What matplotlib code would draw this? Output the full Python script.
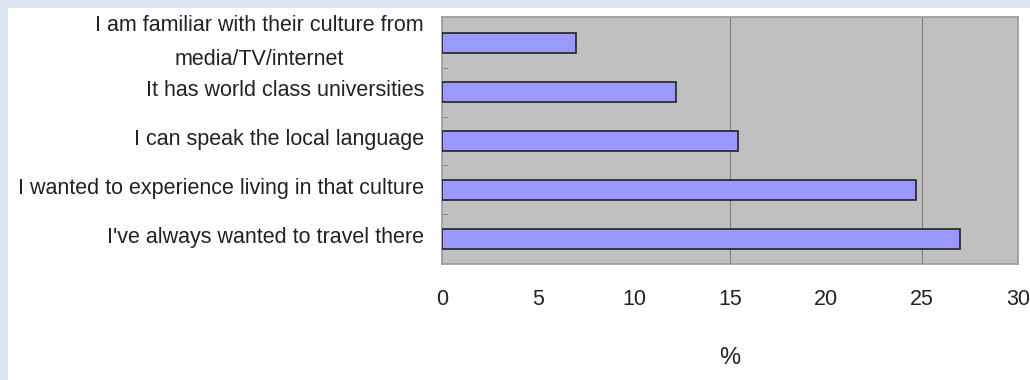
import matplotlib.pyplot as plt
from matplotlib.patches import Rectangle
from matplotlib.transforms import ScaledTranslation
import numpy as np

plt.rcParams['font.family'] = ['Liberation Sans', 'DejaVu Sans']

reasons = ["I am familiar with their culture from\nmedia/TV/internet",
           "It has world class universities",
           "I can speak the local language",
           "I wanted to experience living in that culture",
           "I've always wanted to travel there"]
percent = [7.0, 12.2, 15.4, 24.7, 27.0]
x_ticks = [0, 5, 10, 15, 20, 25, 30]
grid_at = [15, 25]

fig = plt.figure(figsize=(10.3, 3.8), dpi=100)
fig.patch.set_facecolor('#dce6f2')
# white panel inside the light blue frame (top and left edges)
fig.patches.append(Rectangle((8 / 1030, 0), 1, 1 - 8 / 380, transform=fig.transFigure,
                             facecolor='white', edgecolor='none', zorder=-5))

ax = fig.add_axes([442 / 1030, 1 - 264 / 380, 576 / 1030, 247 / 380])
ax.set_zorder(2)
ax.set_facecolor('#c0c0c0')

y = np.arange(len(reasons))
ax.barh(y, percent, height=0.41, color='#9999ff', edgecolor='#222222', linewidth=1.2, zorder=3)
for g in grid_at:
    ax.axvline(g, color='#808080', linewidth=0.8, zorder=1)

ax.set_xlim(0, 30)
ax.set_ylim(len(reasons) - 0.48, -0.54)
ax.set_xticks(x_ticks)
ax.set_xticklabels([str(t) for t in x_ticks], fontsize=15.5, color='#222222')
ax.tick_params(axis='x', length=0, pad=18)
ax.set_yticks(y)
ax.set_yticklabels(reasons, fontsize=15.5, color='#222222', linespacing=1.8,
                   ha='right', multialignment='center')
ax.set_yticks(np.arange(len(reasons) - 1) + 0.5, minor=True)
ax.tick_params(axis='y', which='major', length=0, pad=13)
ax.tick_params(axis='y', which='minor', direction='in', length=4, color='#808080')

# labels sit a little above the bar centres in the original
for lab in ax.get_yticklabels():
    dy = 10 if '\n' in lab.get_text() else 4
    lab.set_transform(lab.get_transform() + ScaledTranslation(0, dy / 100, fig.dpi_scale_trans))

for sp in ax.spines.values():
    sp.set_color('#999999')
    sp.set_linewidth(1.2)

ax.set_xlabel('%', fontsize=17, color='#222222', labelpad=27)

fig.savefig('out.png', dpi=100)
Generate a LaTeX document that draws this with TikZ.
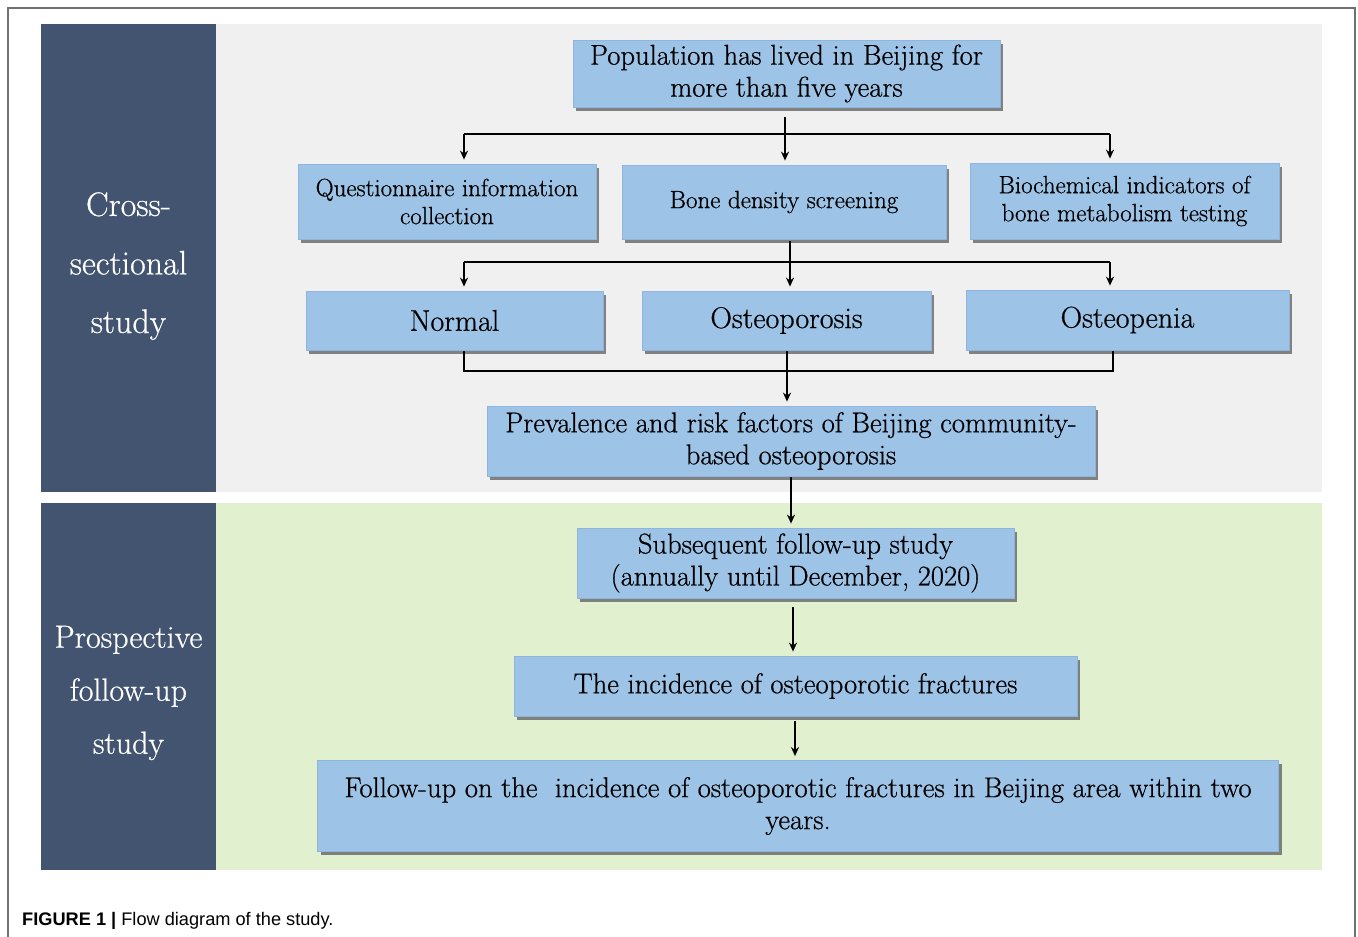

- PROBLEM DETAILS -
Write the listing out a second time exactly, dropping all images.

- RESULT -
What matplotlib code would draw this? Output the full Python script.
import matplotlib.pyplot as plt
from matplotlib.patches import Rectangle
from matplotlib.transforms import ScaledTranslation
import numpy as np

plt.rcParams['font.family'] = ['Liberation Sans', 'DejaVu Sans']

reasons = ["I am familiar with their culture from\nmedia/TV/internet",
           "It has world class universities",
           "I can speak the local language",
           "I wanted to experience living in that culture",
           "I've always wanted to travel there"]
percent = [7.0, 12.2, 15.4, 24.7, 27.0]
x_ticks = [0, 5, 10, 15, 20, 25, 30]
grid_at = [15, 25]

fig = plt.figure(figsize=(10.3, 3.8), dpi=100)
fig.patch.set_facecolor('#dce6f2')
# white panel inside the light blue frame (top and left edges)
fig.patches.append(Rectangle((8 / 1030, 0), 1, 1 - 8 / 380, transform=fig.transFigure,
                             facecolor='white', edgecolor='none', zorder=-5))

ax = fig.add_axes([442 / 1030, 1 - 264 / 380, 576 / 1030, 247 / 380])
ax.set_zorder(2)
ax.set_facecolor('#c0c0c0')

y = np.arange(len(reasons))
ax.barh(y, percent, height=0.41, color='#9999ff', edgecolor='#222222', linewidth=1.2, zorder=3)
for g in grid_at:
    ax.axvline(g, color='#808080', linewidth=0.8, zorder=1)

ax.set_xlim(0, 30)
ax.set_ylim(len(reasons) - 0.48, -0.54)
ax.set_xticks(x_ticks)
ax.set_xticklabels([str(t) for t in x_ticks], fontsize=15.5, color='#222222')
ax.tick_params(axis='x', length=0, pad=18)
ax.set_yticks(y)
ax.set_yticklabels(reasons, fontsize=15.5, color='#222222', linespacing=1.8,
                   ha='right', multialignment='center')
ax.set_yticks(np.arange(len(reasons) - 1) + 0.5, minor=True)
ax.tick_params(axis='y', which='major', length=0, pad=13)
ax.tick_params(axis='y', which='minor', direction='in', length=4, color='#808080')

# labels sit a little above the bar centres in the original
for lab in ax.get_yticklabels():
    dy = 10 if '\n' in lab.get_text() else 4
    lab.set_transform(lab.get_transform() + ScaledTranslation(0, dy / 100, fig.dpi_scale_trans))

for sp in ax.spines.values():
    sp.set_color('#999999')
    sp.set_linewidth(1.2)

ax.set_xlabel('%', fontsize=17, color='#222222', labelpad=27)

fig.savefig('out.png', dpi=100)
Generate a LaTeX document that draws this with TikZ.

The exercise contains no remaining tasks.